Being occupied by many other higher priority tasks lately, my goal to set up Drone instance on the Contabo VPS was put on hold. I wanted to set-up Drone to create a pipeline for building the posts for this blog. The blog is statically generated site, meaning posts need to be generated on some machine, before they can be published as an actual blog.

Currently, I am building this blog on the laptop, but having the build and publish process set up on the server would enable me to write from other devices as well, because the build would be performed on the server, not the laptop itself. The laptop would be used only for the writing part.

The theory would be that Drone would track the blog's repository main branch and if any commit appears there, it would build and publish. Most of my work is hosted at my Gitea server, the blog included. Gitea already has a markdown editor integrated, so if I can login into Gitea, I can publish a blog post.

Gitea and Drone integration

Drone is capable of working with Gitea and the set up for such integration is also available in the official Drone docs. However, there is a scary part for the Drone version 1.0 at the beginning:

Please note we strongly recommend installing Drone on a dedicated instance. We do not recommend installing Drone and Gitea on the same machine due to network complications, and we definitely do not recommend installing Drone and Gitea on the same machine using docker-compose.

I have been trying to understand what does it mean for some time. The response I received at the Gitter Drone channel was that it is possible to have Gitea and Drone on the same VPS but it is complicated and no official documentation is offered.

There are a few guides available that offer some guidance, but I was not following either of them, so no links here. The only link I would like to discuss regarding the topic is this one.

Drone behind Nginx

The reason I am referring to that link is twofold. First, it is the latest link I could find on the topic and also relatively well written, but I did not test it yet. But I plan to as I could understand the steps outlined there. The second reason is however more important. The actual problem with installing Drone on the host with Gitea lies in the fact that Drone should not be installed behind Nginx at all!

There is a page in old docs regarding Drone version 0.8 instructing about Nginx configuration. But there is no such page mentioning Nginx in the recent docs! I suspect other reverse-proxy tools are omitted as well.

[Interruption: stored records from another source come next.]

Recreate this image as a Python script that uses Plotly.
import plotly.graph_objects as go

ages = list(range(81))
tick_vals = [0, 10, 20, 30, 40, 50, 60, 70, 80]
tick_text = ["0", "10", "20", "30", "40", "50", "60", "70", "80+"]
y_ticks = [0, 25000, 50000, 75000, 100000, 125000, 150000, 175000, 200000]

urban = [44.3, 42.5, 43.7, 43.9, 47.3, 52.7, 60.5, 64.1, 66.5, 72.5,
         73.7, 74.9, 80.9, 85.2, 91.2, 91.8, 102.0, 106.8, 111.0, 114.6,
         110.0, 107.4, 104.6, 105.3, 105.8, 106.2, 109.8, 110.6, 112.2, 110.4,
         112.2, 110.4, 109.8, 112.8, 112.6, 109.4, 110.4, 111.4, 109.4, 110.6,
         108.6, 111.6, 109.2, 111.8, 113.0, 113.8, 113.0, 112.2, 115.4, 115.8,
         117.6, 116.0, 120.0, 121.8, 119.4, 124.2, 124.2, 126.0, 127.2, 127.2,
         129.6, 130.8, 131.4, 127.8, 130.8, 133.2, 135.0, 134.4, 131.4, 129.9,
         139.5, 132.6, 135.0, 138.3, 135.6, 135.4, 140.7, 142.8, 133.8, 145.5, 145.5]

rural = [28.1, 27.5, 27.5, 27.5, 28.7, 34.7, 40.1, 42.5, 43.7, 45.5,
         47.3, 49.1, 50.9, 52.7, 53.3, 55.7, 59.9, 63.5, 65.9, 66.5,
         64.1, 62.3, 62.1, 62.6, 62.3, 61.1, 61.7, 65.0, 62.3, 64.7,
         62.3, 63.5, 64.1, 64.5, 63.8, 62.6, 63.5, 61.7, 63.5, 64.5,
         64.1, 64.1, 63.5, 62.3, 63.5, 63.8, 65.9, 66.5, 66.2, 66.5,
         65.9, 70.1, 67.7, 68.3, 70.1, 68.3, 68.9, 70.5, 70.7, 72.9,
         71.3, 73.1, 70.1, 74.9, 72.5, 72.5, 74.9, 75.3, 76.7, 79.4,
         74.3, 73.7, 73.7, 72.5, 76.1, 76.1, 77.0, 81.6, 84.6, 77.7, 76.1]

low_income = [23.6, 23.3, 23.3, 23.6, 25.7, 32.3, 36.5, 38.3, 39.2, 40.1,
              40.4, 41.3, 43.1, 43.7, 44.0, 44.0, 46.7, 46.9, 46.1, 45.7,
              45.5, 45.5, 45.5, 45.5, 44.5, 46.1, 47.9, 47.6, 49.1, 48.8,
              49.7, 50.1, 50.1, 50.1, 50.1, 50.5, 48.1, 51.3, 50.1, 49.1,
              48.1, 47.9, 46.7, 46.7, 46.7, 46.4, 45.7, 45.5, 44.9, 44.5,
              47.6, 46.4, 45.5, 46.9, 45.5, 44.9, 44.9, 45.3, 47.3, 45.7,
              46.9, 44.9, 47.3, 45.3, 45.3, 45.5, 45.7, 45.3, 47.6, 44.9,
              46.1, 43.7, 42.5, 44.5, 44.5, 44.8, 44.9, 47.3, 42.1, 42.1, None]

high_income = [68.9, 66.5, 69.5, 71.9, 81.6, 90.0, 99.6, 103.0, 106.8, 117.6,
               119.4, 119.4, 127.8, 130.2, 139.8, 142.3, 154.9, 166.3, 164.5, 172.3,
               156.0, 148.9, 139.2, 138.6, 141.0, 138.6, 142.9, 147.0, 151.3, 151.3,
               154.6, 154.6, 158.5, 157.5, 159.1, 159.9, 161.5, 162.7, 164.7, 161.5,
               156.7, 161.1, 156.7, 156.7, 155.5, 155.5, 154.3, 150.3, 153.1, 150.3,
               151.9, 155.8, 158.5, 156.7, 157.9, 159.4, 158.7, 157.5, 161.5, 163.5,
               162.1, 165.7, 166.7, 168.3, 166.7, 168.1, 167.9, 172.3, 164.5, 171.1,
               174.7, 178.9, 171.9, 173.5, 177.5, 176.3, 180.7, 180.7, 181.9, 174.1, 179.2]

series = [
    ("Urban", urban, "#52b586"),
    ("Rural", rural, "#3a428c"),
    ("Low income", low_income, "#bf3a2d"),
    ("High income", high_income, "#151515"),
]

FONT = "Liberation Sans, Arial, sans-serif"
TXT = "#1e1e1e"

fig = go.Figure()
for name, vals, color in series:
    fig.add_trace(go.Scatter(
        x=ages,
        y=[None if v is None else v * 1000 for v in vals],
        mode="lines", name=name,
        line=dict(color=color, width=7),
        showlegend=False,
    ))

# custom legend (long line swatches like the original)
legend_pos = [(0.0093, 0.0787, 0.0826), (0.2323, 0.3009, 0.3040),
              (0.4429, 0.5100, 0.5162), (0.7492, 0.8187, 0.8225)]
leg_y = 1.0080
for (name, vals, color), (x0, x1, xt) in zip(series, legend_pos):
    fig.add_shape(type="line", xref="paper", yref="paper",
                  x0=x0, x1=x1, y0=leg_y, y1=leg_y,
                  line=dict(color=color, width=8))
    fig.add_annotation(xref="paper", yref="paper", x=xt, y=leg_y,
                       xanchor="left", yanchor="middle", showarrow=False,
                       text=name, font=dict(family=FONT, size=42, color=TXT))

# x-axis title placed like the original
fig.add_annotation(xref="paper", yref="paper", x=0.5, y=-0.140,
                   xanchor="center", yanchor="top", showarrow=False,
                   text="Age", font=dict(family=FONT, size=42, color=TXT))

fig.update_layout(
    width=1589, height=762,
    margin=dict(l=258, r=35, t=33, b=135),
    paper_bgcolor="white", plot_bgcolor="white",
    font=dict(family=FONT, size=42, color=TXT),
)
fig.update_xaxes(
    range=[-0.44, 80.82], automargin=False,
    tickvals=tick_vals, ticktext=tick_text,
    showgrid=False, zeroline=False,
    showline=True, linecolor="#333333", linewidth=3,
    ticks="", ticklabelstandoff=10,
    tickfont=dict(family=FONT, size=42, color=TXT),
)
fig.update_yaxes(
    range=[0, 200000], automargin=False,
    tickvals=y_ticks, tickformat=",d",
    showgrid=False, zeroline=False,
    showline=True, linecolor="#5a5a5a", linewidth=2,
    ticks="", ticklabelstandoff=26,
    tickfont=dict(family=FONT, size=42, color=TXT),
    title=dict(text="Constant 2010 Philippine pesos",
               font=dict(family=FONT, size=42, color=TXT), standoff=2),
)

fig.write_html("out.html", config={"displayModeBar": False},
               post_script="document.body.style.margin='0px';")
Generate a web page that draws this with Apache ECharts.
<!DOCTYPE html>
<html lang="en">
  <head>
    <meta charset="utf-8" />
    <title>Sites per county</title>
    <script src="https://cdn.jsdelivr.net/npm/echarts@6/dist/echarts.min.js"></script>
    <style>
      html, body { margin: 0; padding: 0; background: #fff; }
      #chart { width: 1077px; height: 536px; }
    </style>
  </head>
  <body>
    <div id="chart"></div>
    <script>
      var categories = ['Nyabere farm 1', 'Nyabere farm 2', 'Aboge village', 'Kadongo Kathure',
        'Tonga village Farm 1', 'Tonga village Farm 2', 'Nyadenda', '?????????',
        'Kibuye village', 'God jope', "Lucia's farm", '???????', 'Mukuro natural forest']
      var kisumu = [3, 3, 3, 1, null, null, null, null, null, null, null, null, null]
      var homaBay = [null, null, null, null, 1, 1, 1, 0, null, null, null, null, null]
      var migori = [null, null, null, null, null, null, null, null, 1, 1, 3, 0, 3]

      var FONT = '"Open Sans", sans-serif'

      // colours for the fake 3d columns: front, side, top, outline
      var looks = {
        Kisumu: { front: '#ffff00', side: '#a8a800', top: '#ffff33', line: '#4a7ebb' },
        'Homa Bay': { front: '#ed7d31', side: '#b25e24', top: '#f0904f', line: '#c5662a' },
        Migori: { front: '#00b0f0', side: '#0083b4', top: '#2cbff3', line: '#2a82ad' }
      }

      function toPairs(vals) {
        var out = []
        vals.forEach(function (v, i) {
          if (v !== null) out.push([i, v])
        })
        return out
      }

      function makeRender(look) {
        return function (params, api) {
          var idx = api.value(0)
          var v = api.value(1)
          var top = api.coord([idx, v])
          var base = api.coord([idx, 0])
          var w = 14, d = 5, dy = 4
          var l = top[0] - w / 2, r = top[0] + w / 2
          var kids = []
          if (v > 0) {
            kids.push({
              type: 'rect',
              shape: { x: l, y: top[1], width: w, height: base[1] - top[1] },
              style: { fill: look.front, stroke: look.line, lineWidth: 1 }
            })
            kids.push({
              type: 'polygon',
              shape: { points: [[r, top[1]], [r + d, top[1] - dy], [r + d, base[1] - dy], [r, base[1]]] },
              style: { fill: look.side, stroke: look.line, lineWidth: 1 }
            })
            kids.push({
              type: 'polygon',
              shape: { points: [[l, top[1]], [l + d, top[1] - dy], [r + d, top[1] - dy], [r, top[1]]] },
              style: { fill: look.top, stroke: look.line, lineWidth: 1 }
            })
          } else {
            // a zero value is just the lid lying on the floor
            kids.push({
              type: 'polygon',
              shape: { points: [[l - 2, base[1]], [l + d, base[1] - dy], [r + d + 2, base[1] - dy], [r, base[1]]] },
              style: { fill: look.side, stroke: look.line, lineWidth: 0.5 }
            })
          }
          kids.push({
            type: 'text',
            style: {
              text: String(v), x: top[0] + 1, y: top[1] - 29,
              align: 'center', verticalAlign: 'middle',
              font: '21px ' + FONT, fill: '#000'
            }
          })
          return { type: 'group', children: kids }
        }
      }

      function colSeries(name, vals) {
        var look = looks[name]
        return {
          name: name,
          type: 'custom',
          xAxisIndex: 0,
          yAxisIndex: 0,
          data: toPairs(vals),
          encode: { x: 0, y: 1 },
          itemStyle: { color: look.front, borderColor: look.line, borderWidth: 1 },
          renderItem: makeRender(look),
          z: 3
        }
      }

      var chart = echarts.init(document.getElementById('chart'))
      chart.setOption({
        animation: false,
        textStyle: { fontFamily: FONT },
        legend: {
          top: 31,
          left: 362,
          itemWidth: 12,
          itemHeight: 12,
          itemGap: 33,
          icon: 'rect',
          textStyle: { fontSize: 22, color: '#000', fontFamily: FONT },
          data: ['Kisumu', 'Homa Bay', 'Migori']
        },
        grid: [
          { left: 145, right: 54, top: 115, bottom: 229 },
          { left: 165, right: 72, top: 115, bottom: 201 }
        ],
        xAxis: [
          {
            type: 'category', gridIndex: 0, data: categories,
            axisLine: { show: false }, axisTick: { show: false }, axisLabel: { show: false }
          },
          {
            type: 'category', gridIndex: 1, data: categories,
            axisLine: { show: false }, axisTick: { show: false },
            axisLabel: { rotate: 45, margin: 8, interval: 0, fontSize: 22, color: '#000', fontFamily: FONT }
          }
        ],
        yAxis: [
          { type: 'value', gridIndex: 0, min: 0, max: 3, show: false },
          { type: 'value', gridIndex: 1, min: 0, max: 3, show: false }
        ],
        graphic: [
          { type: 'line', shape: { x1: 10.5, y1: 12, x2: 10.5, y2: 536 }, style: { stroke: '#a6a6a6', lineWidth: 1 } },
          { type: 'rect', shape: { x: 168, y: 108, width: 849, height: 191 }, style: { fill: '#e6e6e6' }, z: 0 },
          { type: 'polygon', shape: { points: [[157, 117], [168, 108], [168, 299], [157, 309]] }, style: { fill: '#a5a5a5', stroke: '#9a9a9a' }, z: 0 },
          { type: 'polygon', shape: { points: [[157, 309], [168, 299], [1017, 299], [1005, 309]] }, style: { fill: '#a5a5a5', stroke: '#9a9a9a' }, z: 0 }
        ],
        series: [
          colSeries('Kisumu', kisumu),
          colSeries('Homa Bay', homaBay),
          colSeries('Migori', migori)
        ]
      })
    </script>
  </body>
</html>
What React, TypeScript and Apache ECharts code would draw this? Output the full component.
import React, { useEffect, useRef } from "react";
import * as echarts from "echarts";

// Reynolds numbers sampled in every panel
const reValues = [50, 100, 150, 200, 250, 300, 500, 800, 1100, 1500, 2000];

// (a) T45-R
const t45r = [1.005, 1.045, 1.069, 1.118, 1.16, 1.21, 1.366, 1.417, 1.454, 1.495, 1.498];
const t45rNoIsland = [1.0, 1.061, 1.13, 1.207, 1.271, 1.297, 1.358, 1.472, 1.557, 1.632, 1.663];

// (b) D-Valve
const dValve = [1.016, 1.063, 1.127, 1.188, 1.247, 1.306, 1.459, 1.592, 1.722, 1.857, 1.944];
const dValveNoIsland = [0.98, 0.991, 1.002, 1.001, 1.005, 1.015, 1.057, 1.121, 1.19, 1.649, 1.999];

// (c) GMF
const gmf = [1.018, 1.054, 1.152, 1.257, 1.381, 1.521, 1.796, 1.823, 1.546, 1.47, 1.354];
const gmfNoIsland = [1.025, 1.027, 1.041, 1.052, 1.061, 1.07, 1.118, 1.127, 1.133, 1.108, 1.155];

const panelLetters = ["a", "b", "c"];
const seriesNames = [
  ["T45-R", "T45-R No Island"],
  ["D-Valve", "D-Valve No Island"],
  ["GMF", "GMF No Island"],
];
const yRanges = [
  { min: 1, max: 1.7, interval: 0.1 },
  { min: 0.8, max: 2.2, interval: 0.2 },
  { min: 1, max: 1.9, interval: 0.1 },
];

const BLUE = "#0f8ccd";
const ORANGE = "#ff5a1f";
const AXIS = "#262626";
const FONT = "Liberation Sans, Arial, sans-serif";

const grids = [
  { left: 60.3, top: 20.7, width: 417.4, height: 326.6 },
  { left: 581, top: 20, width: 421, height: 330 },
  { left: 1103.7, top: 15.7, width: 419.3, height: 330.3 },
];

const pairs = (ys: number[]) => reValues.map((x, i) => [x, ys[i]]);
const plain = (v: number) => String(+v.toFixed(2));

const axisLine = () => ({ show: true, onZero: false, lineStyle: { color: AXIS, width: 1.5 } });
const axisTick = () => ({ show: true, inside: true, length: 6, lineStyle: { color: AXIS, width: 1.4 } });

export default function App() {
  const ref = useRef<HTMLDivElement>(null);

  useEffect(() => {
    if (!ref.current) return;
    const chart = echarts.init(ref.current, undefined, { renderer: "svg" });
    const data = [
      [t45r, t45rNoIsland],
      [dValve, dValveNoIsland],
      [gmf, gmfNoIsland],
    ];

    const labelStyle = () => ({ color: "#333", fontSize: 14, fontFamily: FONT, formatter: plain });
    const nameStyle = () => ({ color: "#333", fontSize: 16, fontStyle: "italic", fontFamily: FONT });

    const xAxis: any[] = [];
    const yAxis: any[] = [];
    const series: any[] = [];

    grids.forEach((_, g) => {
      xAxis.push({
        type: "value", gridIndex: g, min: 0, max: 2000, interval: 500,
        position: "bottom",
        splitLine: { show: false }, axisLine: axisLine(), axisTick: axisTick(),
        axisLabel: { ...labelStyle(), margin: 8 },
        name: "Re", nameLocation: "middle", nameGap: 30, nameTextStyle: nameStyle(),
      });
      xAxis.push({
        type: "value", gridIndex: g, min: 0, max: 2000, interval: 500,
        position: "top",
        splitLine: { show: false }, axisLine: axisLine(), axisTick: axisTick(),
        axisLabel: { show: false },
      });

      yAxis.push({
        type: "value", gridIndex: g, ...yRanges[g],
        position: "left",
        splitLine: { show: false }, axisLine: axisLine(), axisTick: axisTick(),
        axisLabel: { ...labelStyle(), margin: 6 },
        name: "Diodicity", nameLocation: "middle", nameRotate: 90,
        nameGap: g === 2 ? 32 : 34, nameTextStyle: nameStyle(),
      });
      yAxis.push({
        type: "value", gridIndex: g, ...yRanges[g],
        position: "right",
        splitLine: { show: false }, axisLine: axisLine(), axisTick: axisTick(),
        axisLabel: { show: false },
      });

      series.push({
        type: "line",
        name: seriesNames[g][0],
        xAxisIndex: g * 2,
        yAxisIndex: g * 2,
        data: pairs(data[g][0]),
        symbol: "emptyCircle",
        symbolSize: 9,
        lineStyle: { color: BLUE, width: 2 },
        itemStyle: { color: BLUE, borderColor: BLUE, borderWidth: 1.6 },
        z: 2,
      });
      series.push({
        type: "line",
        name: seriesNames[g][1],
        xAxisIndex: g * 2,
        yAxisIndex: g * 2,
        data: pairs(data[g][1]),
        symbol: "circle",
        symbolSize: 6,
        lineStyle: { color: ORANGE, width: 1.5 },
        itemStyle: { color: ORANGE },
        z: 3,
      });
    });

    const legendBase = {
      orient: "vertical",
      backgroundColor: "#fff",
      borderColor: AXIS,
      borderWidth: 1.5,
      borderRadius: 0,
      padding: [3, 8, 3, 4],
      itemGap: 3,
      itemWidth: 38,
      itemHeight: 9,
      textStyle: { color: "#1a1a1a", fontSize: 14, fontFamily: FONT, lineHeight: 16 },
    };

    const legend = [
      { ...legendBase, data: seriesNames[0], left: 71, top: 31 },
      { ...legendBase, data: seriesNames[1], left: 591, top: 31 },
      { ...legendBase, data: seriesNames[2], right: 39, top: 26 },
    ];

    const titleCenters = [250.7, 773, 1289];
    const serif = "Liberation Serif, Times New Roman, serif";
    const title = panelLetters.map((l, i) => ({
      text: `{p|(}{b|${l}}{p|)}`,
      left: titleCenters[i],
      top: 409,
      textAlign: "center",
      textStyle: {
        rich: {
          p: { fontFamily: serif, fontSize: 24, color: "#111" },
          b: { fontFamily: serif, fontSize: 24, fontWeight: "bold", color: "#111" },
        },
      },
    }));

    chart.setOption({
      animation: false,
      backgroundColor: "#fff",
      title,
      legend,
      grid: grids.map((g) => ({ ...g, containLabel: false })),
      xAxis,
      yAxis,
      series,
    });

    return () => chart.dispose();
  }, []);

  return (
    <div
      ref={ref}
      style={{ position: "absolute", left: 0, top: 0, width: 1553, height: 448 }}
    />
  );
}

The official documentation for running Drone sever container is the following:

docker run \
  --volume=/var/lib/drone:/data \
  --env=DRONE_GITEA_SERVER={{DRONE_GITEA_SERVER}} \
  --env=DRONE_GITEA_CLIENT_ID={{DRONE_GITEA_CLIENT_ID}} \
  --env=DRONE_GITEA_CLIENT_SECRET={{DRONE_GITEA_CLIENT_SECRET}} \
  --env=DRONE_RPC_SECRET={{DRONE_RPC_SECRET}} \
  --env=DRONE_SERVER_HOST={{DRONE_SERVER_HOST}} \
  --env=DRONE_SERVER_PROTO={{DRONE_SERVER_PROTO}} \
  --publish=80:80 \
  --publish=443:443 \
  --restart=always \
  --detach=true \
  --name=drone \
  drone/drone:1

Note the --publish option, specifying precisely the 80 and 443 ports. How to setup TLS without the reverse proxy like Nginx? Well Drone has https functionality built in.

The easiest way is to add --env=DRONE_TLS_AUTOCERT=true to the above command and call it done. The Drone starts. Of course the certs can be specified manually, everything is in the docs. But the point is that it is not problematic to setup Drone with Gitea on the same server, because problems starts a step before, at the missing reverse proxy documentation, which is needed for setting up anything on the server alongside Drone.

Closing words

I am not blaming anyone here, it is just a pity that Drone basically requires it's own VPS. The point of self-hosting is running multiple services on the VPS. Especially when the service is meant to be run once a day for a few seconds till it builds the static blog. Since Drone would not be using resources continuously and its startup time delay would be insignificant (it does not matter if the blog is published 5 minutes later or sooner), it would be much better suited to some serverless environment, but I did not get there yet. For now, I am passing on Drone until I find better place where it can run.

This is a 74th post of #100daystooffload.